CPU training support opens new possibilities for long-context training without GPUs.

Highlights & Insights¶

Elegant theoretical chain: angular kernel → LSH collision probability → RACE sketch → linear-time attention, with theoretical guarantees at every step.
Truly linear time with small constants — \(S = L \times R\) buckets rather than \(N\) keys, yielding substantial practical speedups.
Training on 75M tokens on CPU is a distinctive contribution, decoupling long-context research from GPU availability.

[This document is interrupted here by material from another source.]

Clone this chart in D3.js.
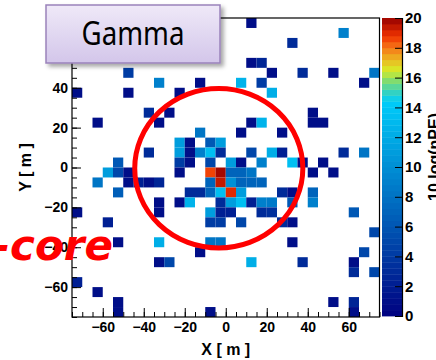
<!DOCTYPE html>
<html><head><meta charset="utf-8">
<script src="https://cdn.jsdelivr.net/npm/d3@7/dist/d3.min.js"></script>
<style>
html,body{margin:0;padding:0;background:#fff;}
svg{display:block;}
</style>
</head><body>
<svg id="chart" width="436" height="360"></svg>
<script>
// Ground-array hit map: bin centres (m) and signal per bin, 10 log(nPE)
const binX = [
  12.5,
  57.5,
  32.5,
  12.5, 17.5,
  -47.5, 22.5, 37.5, 52.5, 72.5,
  -32.5, -12.5, 7.5, 17.5, 67.5,
  -72.5, -47.5, -22.5, 22.5,
  -37.5, -27.5, 42.5,
  -62.5, -32.5, 12.5, 17.5, 42.5, 47.5,
  -12.5, 7.5, 27.5,
  -22.5, -17.5, -7.5, -2.5,
  -37.5, -22.5, -17.5, -12.5, -7.5, -2.5, 12.5, 22.5, 27.5, 57.5, 67.5,
  -52.5, -22.5, -17.5, -7.5, 2.5, 7.5, 17.5, 32.5, 37.5, 47.5,
  -57.5, -52.5, -47.5, -22.5, -7.5, -2.5, 2.5, 7.5, 12.5, 42.5, 52.5,
  -62.5, -47.5, -42.5, -37.5, -32.5, -7.5, -2.5, 2.5, 7.5, 12.5, 17.5,
  -52.5, -17.5, -12.5, -7.5, -2.5, 2.5, 7.5, 27.5, 32.5, 42.5,
  -32.5, -22.5, -17.5, -2.5, 2.5, 7.5, 12.5, 17.5, 22.5, 32.5, 42.5,
  -72.5, -32.5, -7.5, -2.5, 2.5, 17.5, 22.5, 62.5,
  -57.5, -7.5, -2.5, 7.5, 27.5, 32.5,
  72.5,
  -52.5, -32.5, -7.5, -2.5, 32.5,
  -12.5, 67.5,
  -32.5, -27.5, 12.5, 37.5, 62.5,
  62.5, 72.5,
  -72.5,
  -62.5,
  -52.5, 52.5, 62.5,
  -52.5, -7.5, 62.5
];
const binY = [
  72.5,
  67.5,
  62.5,
  52.5, 52.5,
  47.5, 47.5, 47.5, 47.5, 47.5,
  42.5, 42.5, 42.5, 42.5, 42.5,
  37.5, 37.5, 37.5, 37.5,
  27.5, 27.5, 27.5,
  22.5, 22.5, 22.5, 22.5, 22.5, 22.5,
  17.5, 17.5, 17.5,
  12.5, 12.5, 12.5, 12.5,
  7.5, 7.5, 7.5, 7.5, 7.5, 7.5, 7.5, 7.5, 7.5, 7.5, 7.5,
  2.5, 2.5, 2.5, 2.5, 2.5, 2.5, 2.5, 2.5, 2.5, 2.5,
  -2.5, -2.5, -2.5, -2.5, -2.5, -2.5, -2.5, -2.5, -2.5, -2.5, -2.5,
  -7.5, -7.5, -7.5, -7.5, -7.5, -7.5, -7.5, -7.5, -7.5, -7.5, -7.5,
  -12.5, -12.5, -12.5, -12.5, -12.5, -12.5, -12.5, -12.5, -12.5, -12.5,
  -17.5, -17.5, -17.5, -17.5, -17.5, -17.5, -17.5, -17.5, -17.5, -17.5, -17.5,
  -22.5, -22.5, -22.5, -22.5, -22.5, -22.5, -22.5, -22.5,
  -27.5, -27.5, -27.5, -27.5, -27.5, -27.5,
  -32.5,
  -37.5, -37.5, -37.5, -37.5, -37.5,
  -42.5, -42.5,
  -47.5, -47.5, -47.5, -47.5, -47.5,
  -52.5, -52.5,
  -57.5,
  -62.5,
  -67.5, -67.5, -67.5,
  -72.5, -72.5, -72.5
];
const binZ = [
  1,
  9,
  3,
  1, 2.5,
  4, 1, 3, 1, 8,
  9, 1, 12.5, 4, 1,
  1, 1, 1, 12,
  3, 1, 1,
  1, 1, 1, 12.5, 1, 1,
  8, 1, 1,
  11, 1, 6, 11,
  3, 11, 1, 9, 13.5, 3, 5, 12, 2, 3, 8,
  6, 4, 1, 5, 11, 1, 9, 13.5, 1, 1,
  11, 5, 1, 1, 18.6, 19.8, 7, 7, 8, 1, 1,
  8, 1, 2, 1, 2.5, 7, 19.3, 10, 7, 7, 7,
  6.5, 3, 3, 7, 13.5, 18.9, 11, 3, 1, 7,
  1, 1, 12.5, 3, 11, 13.5, 2, 9, 8.5, 6, 9,
  1, 1, 11, 2, 2, 3, 3.5, 6,
  2, 4, 4, 5, 3, 1,
  5,
  1, 12, 8, 8, 1,
  1, 5,
  1, 5, 12, 3, 1,
  3, 5,
  2,
  1,
  1, 1, 2.5,
  1, 1, 1
];
const binSize = 5;
const xTicks = [-60, -40, -20, 0, 20, 40, 60];
const yTicks = [-60, -40, -20, 0, 20, 40, 60];
const zTicks = [0, 2, 4, 6, 8, 10, 12, 14, 16, 18, 20];
const zLevels = 50;

// colour palette: deep blue through cyan, green, yellow to dark red
const palStops = [0, 14.4, 15, 15.8, 16.5, 17.2, 18, 18.8, 20];
const palColors = ["#000080", "#00cdfa", "#32d2c3", "#82dc6e", "#d7eb28",
                   "#ebb923", "#f57819", "#f03200", "#960000"];

const svg = d3.select("#chart");
const W = 436, H = 360;
const plot = {left: 72, right: 379.5, top: 18, bottom: 317};
const cbar = {left: 382, right: 402, top: 18, bottom: 316};

const x = d3.scaleLinear().domain([-75, 75]).range([plot.left, plot.right]);
const y = d3.scaleLinear().domain([-75, 75]).range([plot.bottom, plot.top]);
const z = d3.scaleLinear().domain([0, 20]).range([cbar.bottom, cbar.top]);
const pal = d3.scaleLinear().domain(palStops).range(palColors)
  .interpolate(d3.interpolateRgb).clamp(true);
const step = 20 / zLevels;
const levelColor = v => {
  const k = Math.min(zLevels - 1, Math.max(0, Math.floor(v / step)));
  return pal((k + 0.5) * step);
};

const defs = svg.append("defs");
const grad = defs.append("linearGradient").attr("id", "boxFill")
  .attr("x1", 0).attr("y1", 0).attr("x2", 0).attr("y2", 1);
grad.append("stop").attr("offset", "0%").attr("stop-color", "#efe9f8");
grad.append("stop").attr("offset", "100%").attr("stop-color", "#d3c6ea");
const shadow = defs.append("filter").attr("id", "shadow")
  .attr("x", "-10%").attr("y", "-10%").attr("width", "130%").attr("height", "140%");
shadow.append("feDropShadow").attr("dx", 3).attr("dy", 3)
  .attr("stdDeviation", 2).attr("flood-color", "#000").attr("flood-opacity", 0.35);

// histogram cells
const cells = d3.range(binX.length).map(i => ({x: binX[i], y: binY[i], z: binZ[i]}));
svg.append("g").selectAll("rect").data(cells).join("rect")
  .attr("x", d => x(d.x - binSize / 2))
  .attr("y", d => y(d.y + binSize / 2))
  .attr("width", d => x(d.x + binSize / 2) - x(d.x - binSize / 2))
  .attr("height", d => y(d.y - binSize / 2) - y(d.y + binSize / 2))
  .attr("fill", d => levelColor(d.z));

// frame
svg.append("rect")
  .attr("x", plot.left).attr("y", plot.top)
  .attr("width", plot.right - plot.left).attr("height", plot.bottom - plot.top)
  .attr("fill", "none").attr("stroke", "#000").attr("stroke-width", 1.2);

const labelFont = g => g.selectAll("text")
  .attr("font-family", "'Liberation Sans', Arial, sans-serif")
  .attr("font-weight", "bold").attr("font-size", 14).attr("fill", "#000");

const minorVals = d3.range(-75, 75.01, 5);
// x axis
svg.append("g").attr("transform", `translate(0,${plot.bottom})`)
  .call(d3.axisBottom(x).tickValues(minorVals).tickFormat("").tickSize(-5))
  .call(g => g.select(".domain").remove());
svg.append("g").attr("transform", `translate(0,${plot.bottom})`)
  .call(d3.axisBottom(x).tickValues(xTicks).tickSize(-9).tickPadding(5).tickFormat(d3.format("d")))
  .call(g => g.select(".domain").remove())
  .call(labelFont);
// y axis
svg.append("g").attr("transform", `translate(${plot.left},0)`)
  .call(d3.axisLeft(y).tickValues(minorVals).tickFormat("").tickSize(-5))
  .call(g => g.select(".domain").remove());
svg.append("g").attr("transform", `translate(${plot.left},0)`)
  .call(d3.axisLeft(y).tickValues(yTicks).tickSize(-9).tickPadding(4).tickFormat(d3.format("d")))
  .call(g => g.select(".domain").remove())
  .call(labelFont);

// axis titles
svg.append("text").attr("x", (plot.left + plot.right) / 2).attr("y", 355)
  .attr("text-anchor", "middle")
  .attr("font-family", "'Liberation Sans', Arial, sans-serif")
  .attr("font-weight", "bold").attr("font-size", 16).text("X [ m ]");
svg.append("text")
  .attr("transform", `translate(31,${(plot.top + plot.bottom) / 2}) rotate(-90)`)
  .attr("text-anchor", "middle")
  .attr("font-family", "'Liberation Sans', Arial, sans-serif")
  .attr("font-weight", "bold").attr("font-size", 16).text("Y [ m ]");

// colour scale bar
svg.append("g").selectAll("rect").data(d3.range(zLevels)).join("rect")
  .attr("x", cbar.left).attr("width", cbar.right - cbar.left)
  .attr("y", k => z((k + 1) * step))
  .attr("height", k => z(k * step) - z((k + 1) * step) + 0.4)
  .attr("fill", k => pal((k + 0.5) * step));
svg.append("g").attr("transform", `translate(${cbar.right},0)`)
  .call(d3.axisRight(z).tickValues(zTicks).tickSize(-7).tickPadding(3).tickFormat(d3.format("d")))
  .call(g => g.select(".domain").attr("stroke-width", 1.2))
  .call(g => g.selectAll("text").attr("font-size", 15))
  .call(labelFont)
  .call(g => g.selectAll("text").attr("font-size", 15));
svg.append("text")
  .attr("transform", `translate(440,157) rotate(-90)`)
  .attr("text-anchor", "middle")
  .attr("font-family", "'Liberation Sans', Arial, sans-serif")
  .attr("font-weight", "bold").attr("font-size", 16).text("10 log(nPE)");

// core region marker
svg.append("ellipse")
  .attr("cx", x(-3.4)).attr("cy", y(-0.4))
  .attr("rx", x(41) - x(0)).attr("ry", y(0) - y(40))
  .attr("fill", "none").attr("stroke", "#ff0000").attr("stroke-width", 5);

svg.append("text").attr("x", 113).attr("y", 260)
  .attr("text-anchor", "end")
  .attr("font-family", "'DejaVu Sans', sans-serif")
  .attr("font-weight", "bold").attr("font-style", "italic")
  .attr("font-size", 42).attr("fill", "#ff0000").text("-core");

// title box
svg.append("rect").attr("x", 46).attr("y", 5).attr("width", 174).attr("height", 58)
  .attr("fill", "url(#boxFill)").attr("stroke", "#9a82bb").attr("stroke-width", 1.5)
  .attr("filter", "url(#shadow)");
svg.append("text").attr("x", 133).attr("y", 45)
  .attr("text-anchor", "middle")
  .attr("font-family", "'Noto Sans', sans-serif")
  .attr("font-size", 33).attr("fill", "#000")
  .attr("textLength", 103).attr("lengthAdjust", "spacingAndGlyphs")
  .text("Gamma");
</script>
</body></html>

Limitations & Future Work¶

Validated only on ~120M-parameter models; effectiveness at larger scales remains unknown.
\(\gamma\), \(L\), and \(R\) require manual tuning; no automatic selection strategy is currently available.
Integration with sparse attention is a promising future direction.

vs. FlashAttention: FA optimizes constant factors but retains \(O(N^2)\) complexity; RACE achieves genuine \(O(N)\).
vs. YOSO: Both employ angular kernels with LSH, but RACE uses soft LSH with theoretical guarantees and supports causal modeling.
vs. Performer: Performer is quadratic in embedding dimension and exhibits inferior accuracy.

Rating¶

Novelty: ⭐⭐⭐⭐⭐ — The combination of angular kernel and RACE sketch constitutes a wholly novel approach.
Experimental Thoroughness: ⭐⭐⭐⭐ — Multi-task evaluation, scalability analysis, and theoretical support; large-model validation is lacking.
Writing Quality: ⭐⭐⭐⭐ — Theoretical derivations are clear and well-organized.
Value: ⭐⭐⭐⭐⭐ — Significant practical value for ultra-long-context training.